───── Collected data ─────
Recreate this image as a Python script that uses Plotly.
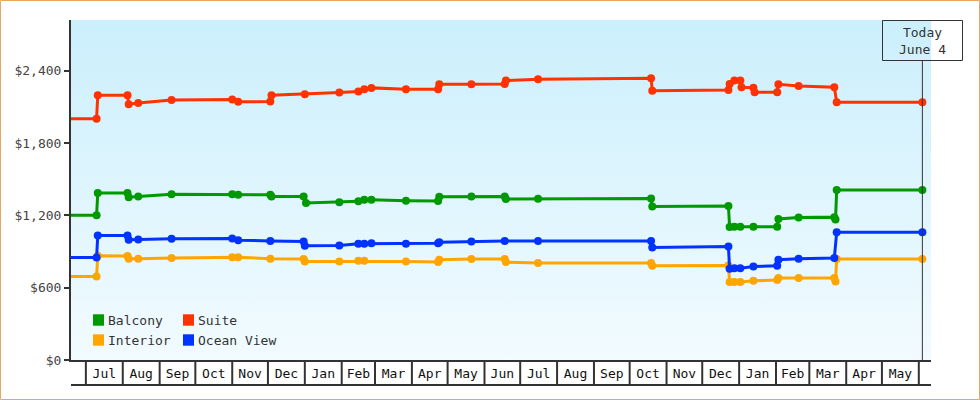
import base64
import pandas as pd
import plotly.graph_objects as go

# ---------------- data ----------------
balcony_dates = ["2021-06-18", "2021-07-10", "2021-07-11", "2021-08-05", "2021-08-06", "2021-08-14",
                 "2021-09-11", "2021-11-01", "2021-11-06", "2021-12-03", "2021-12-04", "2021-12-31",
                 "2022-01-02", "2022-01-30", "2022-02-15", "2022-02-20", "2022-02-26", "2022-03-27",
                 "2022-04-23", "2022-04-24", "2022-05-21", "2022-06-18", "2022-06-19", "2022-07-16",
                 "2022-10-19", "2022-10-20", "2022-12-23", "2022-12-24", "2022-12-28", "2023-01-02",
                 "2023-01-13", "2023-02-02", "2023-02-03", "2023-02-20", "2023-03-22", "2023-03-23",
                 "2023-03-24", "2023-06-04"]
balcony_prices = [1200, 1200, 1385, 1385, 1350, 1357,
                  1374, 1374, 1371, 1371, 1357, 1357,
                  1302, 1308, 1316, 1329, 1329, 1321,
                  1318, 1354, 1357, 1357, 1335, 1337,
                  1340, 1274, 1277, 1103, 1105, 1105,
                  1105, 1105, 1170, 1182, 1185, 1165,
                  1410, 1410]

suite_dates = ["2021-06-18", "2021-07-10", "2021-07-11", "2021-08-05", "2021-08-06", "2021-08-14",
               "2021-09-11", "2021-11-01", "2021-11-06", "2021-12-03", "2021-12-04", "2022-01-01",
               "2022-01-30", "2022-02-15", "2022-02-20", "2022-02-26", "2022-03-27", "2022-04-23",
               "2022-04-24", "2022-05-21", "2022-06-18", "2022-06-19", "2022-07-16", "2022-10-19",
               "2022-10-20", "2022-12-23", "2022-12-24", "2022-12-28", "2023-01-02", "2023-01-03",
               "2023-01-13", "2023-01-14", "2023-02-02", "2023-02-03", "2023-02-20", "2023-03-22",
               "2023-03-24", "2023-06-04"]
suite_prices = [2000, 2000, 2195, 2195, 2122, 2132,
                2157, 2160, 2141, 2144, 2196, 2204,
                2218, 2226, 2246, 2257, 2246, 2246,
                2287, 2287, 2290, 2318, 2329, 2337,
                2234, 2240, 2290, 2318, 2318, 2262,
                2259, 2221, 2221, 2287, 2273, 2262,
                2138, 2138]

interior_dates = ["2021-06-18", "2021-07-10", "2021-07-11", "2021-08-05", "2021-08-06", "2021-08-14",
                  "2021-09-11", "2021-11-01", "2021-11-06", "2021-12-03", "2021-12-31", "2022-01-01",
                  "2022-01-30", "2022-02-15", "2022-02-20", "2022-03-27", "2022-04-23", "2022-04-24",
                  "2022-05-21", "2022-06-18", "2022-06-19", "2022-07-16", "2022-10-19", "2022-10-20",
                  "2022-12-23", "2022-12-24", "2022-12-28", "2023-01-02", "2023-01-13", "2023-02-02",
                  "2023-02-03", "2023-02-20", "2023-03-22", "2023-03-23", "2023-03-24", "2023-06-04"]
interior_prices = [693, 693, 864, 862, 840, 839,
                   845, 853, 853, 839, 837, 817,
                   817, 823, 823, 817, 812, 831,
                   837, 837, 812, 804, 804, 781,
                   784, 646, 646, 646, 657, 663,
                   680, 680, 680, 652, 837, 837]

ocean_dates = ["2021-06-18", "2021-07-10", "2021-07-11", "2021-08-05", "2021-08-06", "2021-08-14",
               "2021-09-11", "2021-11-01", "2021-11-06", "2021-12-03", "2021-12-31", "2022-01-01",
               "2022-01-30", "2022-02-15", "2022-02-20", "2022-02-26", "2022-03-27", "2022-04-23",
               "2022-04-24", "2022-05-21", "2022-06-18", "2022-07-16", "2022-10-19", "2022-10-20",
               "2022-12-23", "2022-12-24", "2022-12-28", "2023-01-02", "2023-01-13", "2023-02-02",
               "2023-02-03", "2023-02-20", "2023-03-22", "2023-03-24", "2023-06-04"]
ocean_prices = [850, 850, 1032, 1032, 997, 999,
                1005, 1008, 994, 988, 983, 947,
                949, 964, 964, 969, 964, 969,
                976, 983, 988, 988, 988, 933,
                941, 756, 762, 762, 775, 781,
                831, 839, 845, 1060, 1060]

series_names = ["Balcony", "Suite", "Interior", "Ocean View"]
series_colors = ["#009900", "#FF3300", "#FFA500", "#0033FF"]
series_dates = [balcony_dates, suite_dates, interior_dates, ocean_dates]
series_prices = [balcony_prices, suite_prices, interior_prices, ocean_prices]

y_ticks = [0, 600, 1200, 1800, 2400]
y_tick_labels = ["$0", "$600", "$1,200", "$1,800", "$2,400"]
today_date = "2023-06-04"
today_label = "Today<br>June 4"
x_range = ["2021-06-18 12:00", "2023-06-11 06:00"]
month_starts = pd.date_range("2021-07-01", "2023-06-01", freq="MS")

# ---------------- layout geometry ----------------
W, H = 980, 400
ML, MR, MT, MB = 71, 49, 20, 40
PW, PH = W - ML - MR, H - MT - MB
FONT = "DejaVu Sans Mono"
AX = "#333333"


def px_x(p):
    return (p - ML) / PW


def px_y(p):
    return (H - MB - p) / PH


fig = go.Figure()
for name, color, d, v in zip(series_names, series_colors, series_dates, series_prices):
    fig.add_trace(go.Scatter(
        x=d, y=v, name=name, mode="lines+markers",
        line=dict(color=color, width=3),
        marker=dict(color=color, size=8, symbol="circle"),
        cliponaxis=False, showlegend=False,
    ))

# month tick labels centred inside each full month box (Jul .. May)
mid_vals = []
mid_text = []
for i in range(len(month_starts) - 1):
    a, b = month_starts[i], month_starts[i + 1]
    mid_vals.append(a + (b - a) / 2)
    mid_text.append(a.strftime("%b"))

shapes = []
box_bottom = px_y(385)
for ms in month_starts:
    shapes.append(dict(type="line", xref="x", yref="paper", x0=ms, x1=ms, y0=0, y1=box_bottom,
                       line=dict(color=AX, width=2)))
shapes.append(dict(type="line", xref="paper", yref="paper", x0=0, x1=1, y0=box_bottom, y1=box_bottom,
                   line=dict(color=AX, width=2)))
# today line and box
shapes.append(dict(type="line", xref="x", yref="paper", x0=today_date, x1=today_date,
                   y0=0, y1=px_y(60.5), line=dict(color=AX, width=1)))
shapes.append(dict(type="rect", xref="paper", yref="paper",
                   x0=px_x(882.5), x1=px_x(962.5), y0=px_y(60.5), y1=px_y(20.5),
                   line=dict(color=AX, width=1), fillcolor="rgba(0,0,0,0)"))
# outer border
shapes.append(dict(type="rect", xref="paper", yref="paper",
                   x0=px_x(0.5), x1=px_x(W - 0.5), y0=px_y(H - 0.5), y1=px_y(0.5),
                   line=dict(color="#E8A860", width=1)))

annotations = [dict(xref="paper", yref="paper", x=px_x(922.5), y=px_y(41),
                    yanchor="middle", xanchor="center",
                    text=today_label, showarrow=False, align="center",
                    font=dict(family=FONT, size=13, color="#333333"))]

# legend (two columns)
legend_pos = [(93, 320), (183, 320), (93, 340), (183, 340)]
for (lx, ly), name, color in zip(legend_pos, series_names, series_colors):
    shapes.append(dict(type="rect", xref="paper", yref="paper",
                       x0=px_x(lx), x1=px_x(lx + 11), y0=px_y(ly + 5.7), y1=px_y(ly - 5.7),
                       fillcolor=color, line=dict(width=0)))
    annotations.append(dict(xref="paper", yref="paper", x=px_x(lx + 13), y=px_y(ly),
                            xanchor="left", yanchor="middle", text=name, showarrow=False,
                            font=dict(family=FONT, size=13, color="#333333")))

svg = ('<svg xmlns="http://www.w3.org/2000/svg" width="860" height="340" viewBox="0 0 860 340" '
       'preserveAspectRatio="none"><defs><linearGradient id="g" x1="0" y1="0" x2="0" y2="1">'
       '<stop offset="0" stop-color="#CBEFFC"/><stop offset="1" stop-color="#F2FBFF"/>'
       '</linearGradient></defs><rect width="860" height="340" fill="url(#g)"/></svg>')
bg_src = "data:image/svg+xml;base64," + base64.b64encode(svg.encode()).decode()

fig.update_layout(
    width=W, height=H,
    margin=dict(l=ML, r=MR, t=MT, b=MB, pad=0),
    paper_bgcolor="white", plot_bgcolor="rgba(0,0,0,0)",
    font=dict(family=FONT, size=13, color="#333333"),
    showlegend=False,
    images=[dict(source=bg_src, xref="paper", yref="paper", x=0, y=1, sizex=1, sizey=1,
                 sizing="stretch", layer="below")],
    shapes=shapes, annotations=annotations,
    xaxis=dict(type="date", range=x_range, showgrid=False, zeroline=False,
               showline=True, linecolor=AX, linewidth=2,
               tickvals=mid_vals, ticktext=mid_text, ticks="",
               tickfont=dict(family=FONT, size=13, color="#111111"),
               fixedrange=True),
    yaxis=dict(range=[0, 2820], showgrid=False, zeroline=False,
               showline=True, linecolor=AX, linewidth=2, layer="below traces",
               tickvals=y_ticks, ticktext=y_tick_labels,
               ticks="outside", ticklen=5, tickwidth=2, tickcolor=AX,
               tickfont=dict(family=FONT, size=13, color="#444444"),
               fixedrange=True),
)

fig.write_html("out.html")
─────
Instructions for the task:
Please take the lines from the beginning of the data above through the line holding "import plotly.graph_objects as go" and transcribe them exactly, without any pictures.

Task solution:
Recreate this image as a Python script that uses Plotly.
import base64
import pandas as pd
import plotly.graph_objects as go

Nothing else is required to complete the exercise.